**Exercise goal**: Will you transcribe all the entries word for word, skipping the pictures they hold?

**Supplied records**:
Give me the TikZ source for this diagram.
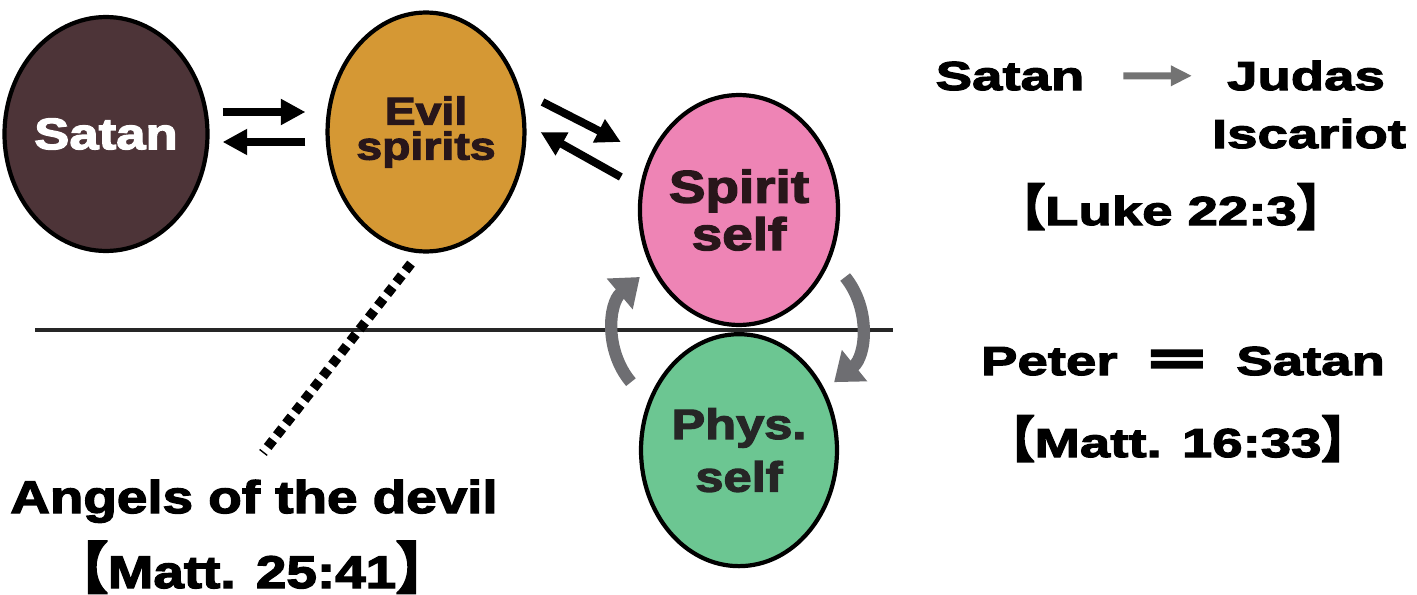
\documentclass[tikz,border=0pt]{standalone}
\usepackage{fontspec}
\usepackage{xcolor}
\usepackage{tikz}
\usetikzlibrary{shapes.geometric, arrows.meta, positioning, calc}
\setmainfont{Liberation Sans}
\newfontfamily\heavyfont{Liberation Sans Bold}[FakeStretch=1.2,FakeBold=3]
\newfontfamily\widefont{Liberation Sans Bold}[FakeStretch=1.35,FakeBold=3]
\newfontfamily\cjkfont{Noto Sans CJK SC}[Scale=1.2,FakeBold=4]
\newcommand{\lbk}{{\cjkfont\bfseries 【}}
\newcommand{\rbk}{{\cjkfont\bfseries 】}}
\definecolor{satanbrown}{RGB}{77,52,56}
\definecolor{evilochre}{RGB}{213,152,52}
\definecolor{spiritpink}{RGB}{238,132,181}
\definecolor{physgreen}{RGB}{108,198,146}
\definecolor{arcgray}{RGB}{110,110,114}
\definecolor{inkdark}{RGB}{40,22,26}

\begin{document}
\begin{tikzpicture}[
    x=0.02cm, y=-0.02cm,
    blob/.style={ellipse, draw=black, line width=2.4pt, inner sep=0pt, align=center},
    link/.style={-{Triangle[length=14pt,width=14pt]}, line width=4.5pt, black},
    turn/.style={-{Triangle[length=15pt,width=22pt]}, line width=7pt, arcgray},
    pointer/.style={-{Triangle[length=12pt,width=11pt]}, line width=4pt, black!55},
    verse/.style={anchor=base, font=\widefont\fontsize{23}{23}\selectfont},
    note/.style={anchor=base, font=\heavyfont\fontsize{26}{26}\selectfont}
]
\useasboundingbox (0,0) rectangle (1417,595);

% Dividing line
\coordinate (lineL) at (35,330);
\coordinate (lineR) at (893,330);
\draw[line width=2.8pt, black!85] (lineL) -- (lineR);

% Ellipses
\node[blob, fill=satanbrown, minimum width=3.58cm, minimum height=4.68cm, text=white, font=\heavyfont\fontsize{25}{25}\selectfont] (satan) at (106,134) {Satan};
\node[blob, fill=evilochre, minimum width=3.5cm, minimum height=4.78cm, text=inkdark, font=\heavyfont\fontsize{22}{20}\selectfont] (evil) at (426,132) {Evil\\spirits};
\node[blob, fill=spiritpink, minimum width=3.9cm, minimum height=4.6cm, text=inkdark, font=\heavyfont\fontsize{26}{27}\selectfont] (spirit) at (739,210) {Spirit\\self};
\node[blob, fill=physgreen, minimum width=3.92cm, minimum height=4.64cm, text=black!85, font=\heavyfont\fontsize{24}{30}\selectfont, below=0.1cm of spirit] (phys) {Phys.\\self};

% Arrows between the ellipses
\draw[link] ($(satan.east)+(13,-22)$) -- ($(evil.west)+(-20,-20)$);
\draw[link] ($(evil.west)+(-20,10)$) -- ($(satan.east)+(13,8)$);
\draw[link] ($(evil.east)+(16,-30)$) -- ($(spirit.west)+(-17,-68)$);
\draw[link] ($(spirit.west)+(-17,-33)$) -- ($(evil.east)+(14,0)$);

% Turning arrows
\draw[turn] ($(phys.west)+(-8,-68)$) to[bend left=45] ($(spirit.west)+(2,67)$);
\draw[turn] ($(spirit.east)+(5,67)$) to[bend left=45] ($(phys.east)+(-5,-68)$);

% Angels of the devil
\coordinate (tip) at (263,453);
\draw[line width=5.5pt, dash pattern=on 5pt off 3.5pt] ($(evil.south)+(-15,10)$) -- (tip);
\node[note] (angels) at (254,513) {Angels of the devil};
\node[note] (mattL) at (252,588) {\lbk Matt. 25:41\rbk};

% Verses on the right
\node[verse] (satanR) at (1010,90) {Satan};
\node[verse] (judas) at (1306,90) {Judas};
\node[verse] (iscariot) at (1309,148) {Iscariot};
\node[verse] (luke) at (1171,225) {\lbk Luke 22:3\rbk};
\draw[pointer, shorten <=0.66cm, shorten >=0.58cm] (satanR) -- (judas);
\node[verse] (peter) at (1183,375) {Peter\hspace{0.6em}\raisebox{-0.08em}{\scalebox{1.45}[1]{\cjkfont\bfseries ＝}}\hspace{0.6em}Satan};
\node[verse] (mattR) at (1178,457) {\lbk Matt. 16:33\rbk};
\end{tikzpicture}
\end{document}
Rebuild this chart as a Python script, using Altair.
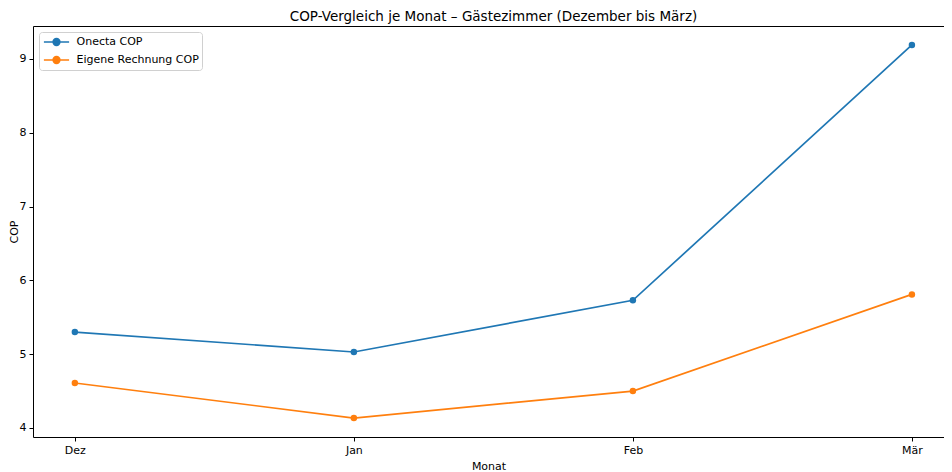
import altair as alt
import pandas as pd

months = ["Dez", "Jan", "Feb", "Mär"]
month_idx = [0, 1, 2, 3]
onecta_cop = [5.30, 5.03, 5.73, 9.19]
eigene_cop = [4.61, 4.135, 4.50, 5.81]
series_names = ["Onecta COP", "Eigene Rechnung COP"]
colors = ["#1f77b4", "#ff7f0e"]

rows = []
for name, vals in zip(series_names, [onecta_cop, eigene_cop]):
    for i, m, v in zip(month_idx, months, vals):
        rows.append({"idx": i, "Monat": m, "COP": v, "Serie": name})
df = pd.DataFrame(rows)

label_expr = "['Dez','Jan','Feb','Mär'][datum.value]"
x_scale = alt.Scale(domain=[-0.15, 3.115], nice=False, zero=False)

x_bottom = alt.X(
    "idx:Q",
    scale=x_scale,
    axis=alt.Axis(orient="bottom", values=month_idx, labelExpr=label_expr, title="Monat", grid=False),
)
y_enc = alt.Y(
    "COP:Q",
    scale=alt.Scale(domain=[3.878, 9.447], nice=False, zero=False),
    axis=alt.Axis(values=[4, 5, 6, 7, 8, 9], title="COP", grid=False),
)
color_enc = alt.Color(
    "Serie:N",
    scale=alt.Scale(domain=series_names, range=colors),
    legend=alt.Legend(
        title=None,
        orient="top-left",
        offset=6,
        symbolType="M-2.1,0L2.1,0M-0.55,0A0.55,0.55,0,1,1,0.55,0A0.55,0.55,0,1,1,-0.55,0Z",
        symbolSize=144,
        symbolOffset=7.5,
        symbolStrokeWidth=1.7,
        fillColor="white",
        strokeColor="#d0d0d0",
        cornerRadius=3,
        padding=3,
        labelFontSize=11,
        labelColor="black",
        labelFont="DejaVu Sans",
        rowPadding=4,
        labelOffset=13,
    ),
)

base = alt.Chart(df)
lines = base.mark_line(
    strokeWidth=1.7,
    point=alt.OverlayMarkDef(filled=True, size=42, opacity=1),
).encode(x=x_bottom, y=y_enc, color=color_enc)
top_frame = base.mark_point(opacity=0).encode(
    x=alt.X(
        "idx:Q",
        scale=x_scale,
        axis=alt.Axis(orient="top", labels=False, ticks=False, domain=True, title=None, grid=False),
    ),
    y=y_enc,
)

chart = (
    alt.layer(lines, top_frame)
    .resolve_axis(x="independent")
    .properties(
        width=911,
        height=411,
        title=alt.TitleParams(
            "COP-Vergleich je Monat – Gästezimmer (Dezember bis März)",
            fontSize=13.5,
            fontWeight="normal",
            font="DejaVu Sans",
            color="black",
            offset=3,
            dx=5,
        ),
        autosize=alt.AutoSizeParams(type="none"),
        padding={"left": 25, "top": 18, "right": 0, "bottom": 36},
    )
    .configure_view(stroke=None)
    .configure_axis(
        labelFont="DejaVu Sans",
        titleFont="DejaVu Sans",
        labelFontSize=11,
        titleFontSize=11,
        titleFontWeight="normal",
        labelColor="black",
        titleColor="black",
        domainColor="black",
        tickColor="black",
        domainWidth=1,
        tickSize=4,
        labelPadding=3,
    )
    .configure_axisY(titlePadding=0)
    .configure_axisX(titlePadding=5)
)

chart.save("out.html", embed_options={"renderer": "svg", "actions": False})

**Answer below**:
Give me the TikZ source for this diagram.
\documentclass[tikz,border=0pt]{standalone}
\usepackage{fontspec}
\usepackage{xcolor}
\usepackage{tikz}
\usetikzlibrary{shapes.geometric, arrows.meta, positioning, calc}
\setmainfont{Liberation Sans}
\newfontfamily\heavyfont{Liberation Sans Bold}[FakeStretch=1.2,FakeBold=3]
\newfontfamily\widefont{Liberation Sans Bold}[FakeStretch=1.35,FakeBold=3]
\newfontfamily\cjkfont{Noto Sans CJK SC}[Scale=1.2,FakeBold=4]
\newcommand{\lbk}{{\cjkfont\bfseries 【}}
\newcommand{\rbk}{{\cjkfont\bfseries 】}}
\definecolor{satanbrown}{RGB}{77,52,56}
\definecolor{evilochre}{RGB}{213,152,52}
\definecolor{spiritpink}{RGB}{238,132,181}
\definecolor{physgreen}{RGB}{108,198,146}
\definecolor{arcgray}{RGB}{110,110,114}
\definecolor{inkdark}{RGB}{40,22,26}

\begin{document}
\begin{tikzpicture}[
    x=0.02cm, y=-0.02cm,
    blob/.style={ellipse, draw=black, line width=2.4pt, inner sep=0pt, align=center},
    link/.style={-{Triangle[length=14pt,width=14pt]}, line width=4.5pt, black},
    turn/.style={-{Triangle[length=15pt,width=22pt]}, line width=7pt, arcgray},
    pointer/.style={-{Triangle[length=12pt,width=11pt]}, line width=4pt, black!55},
    verse/.style={anchor=base, font=\widefont\fontsize{23}{23}\selectfont},
    note/.style={anchor=base, font=\heavyfont\fontsize{26}{26}\selectfont}
]
\useasboundingbox (0,0) rectangle (1417,595);

% Dividing line
\coordinate (lineL) at (35,330);
\coordinate (lineR) at (893,330);
\draw[line width=2.8pt, black!85] (lineL) -- (lineR);

% Ellipses
\node[blob, fill=satanbrown, minimum width=3.58cm, minimum height=4.68cm, text=white, font=\heavyfont\fontsize{25}{25}\selectfont] (satan) at (106,134) {Satan};
\node[blob, fill=evilochre, minimum width=3.5cm, minimum height=4.78cm, text=inkdark, font=\heavyfont\fontsize{22}{20}\selectfont] (evil) at (426,132) {Evil\\spirits};
\node[blob, fill=spiritpink, minimum width=3.9cm, minimum height=4.6cm, text=inkdark, font=\heavyfont\fontsize{26}{27}\selectfont] (spirit) at (739,210) {Spirit\\self};
\node[blob, fill=physgreen, minimum width=3.92cm, minimum height=4.64cm, text=black!85, font=\heavyfont\fontsize{24}{30}\selectfont, below=0.1cm of spirit] (phys) {Phys.\\self};

% Arrows between the ellipses
\draw[link] ($(satan.east)+(13,-22)$) -- ($(evil.west)+(-20,-20)$);
\draw[link] ($(evil.west)+(-20,10)$) -- ($(satan.east)+(13,8)$);
\draw[link] ($(evil.east)+(16,-30)$) -- ($(spirit.west)+(-17,-68)$);
\draw[link] ($(spirit.west)+(-17,-33)$) -- ($(evil.east)+(14,0)$);

% Turning arrows
\draw[turn] ($(phys.west)+(-8,-68)$) to[bend left=45] ($(spirit.west)+(2,67)$);
\draw[turn] ($(spirit.east)+(5,67)$) to[bend left=45] ($(phys.east)+(-5,-68)$);

% Angels of the devil
\coordinate (tip) at (263,453);
\draw[line width=5.5pt, dash pattern=on 5pt off 3.5pt] ($(evil.south)+(-15,10)$) -- (tip);
\node[note] (angels) at (254,513) {Angels of the devil};
\node[note] (mattL) at (252,588) {\lbk Matt. 25:41\rbk};

% Verses on the right
\node[verse] (satanR) at (1010,90) {Satan};
\node[verse] (judas) at (1306,90) {Judas};
\node[verse] (iscariot) at (1309,148) {Iscariot};
\node[verse] (luke) at (1171,225) {\lbk Luke 22:3\rbk};
\draw[pointer, shorten <=0.66cm, shorten >=0.58cm] (satanR) -- (judas);
\node[verse] (peter) at (1183,375) {Peter\hspace{0.6em}\raisebox{-0.08em}{\scalebox{1.45}[1]{\cjkfont\bfseries ＝}}\hspace{0.6em}Satan};
\node[verse] (mattR) at (1178,457) {\lbk Matt. 16:33\rbk};
\end{tikzpicture}
\end{document}
Rebuild this chart as a Python script, using Altair.
import altair as alt
import pandas as pd

months = ["Dez", "Jan", "Feb", "Mär"]
month_idx = [0, 1, 2, 3]
onecta_cop = [5.30, 5.03, 5.73, 9.19]
eigene_cop = [4.61, 4.135, 4.50, 5.81]
series_names = ["Onecta COP", "Eigene Rechnung COP"]
colors = ["#1f77b4", "#ff7f0e"]

rows = []
for name, vals in zip(series_names, [onecta_cop, eigene_cop]):
    for i, m, v in zip(month_idx, months, vals):
        rows.append({"idx": i, "Monat": m, "COP": v, "Serie": name})
df = pd.DataFrame(rows)

label_expr = "['Dez','Jan','Feb','Mär'][datum.value]"
x_scale = alt.Scale(domain=[-0.15, 3.115], nice=False, zero=False)

x_bottom = alt.X(
    "idx:Q",
    scale=x_scale,
    axis=alt.Axis(orient="bottom", values=month_idx, labelExpr=label_expr, title="Monat", grid=False),
)
y_enc = alt.Y(
    "COP:Q",
    scale=alt.Scale(domain=[3.878, 9.447], nice=False, zero=False),
    axis=alt.Axis(values=[4, 5, 6, 7, 8, 9], title="COP", grid=False),
)
color_enc = alt.Color(
    "Serie:N",
    scale=alt.Scale(domain=series_names, range=colors),
    legend=alt.Legend(
        title=None,
        orient="top-left",
        offset=6,
        symbolType="M-2.1,0L2.1,0M-0.55,0A0.55,0.55,0,1,1,0.55,0A0.55,0.55,0,1,1,-0.55,0Z",
        symbolSize=144,
        symbolOffset=7.5,
        symbolStrokeWidth=1.7,
        fillColor="white",
        strokeColor="#d0d0d0",
        cornerRadius=3,
        padding=3,
        labelFontSize=11,
        labelColor="black",
        labelFont="DejaVu Sans",
        rowPadding=4,
        labelOffset=13,
    ),
)

base = alt.Chart(df)
lines = base.mark_line(
    strokeWidth=1.7,
    point=alt.OverlayMarkDef(filled=True, size=42, opacity=1),
).encode(x=x_bottom, y=y_enc, color=color_enc)
top_frame = base.mark_point(opacity=0).encode(
    x=alt.X(
        "idx:Q",
        scale=x_scale,
        axis=alt.Axis(orient="top", labels=False, ticks=False, domain=True, title=None, grid=False),
    ),
    y=y_enc,
)

chart = (
    alt.layer(lines, top_frame)
    .resolve_axis(x="independent")
    .properties(
        width=911,
        height=411,
        title=alt.TitleParams(
            "COP-Vergleich je Monat – Gästezimmer (Dezember bis März)",
            fontSize=13.5,
            fontWeight="normal",
            font="DejaVu Sans",
            color="black",
            offset=3,
            dx=5,
        ),
        autosize=alt.AutoSizeParams(type="none"),
        padding={"left": 25, "top": 18, "right": 0, "bottom": 36},
    )
    .configure_view(stroke=None)
    .configure_axis(
        labelFont="DejaVu Sans",
        titleFont="DejaVu Sans",
        labelFontSize=11,
        titleFontSize=11,
        titleFontWeight="normal",
        labelColor="black",
        titleColor="black",
        domainColor="black",
        tickColor="black",
        domainWidth=1,
        tickSize=4,
        labelPadding=3,
    )
    .configure_axisY(titlePadding=0)
    .configure_axisX(titlePadding=5)
)

chart.save("out.html", embed_options={"renderer": "svg", "actions": False})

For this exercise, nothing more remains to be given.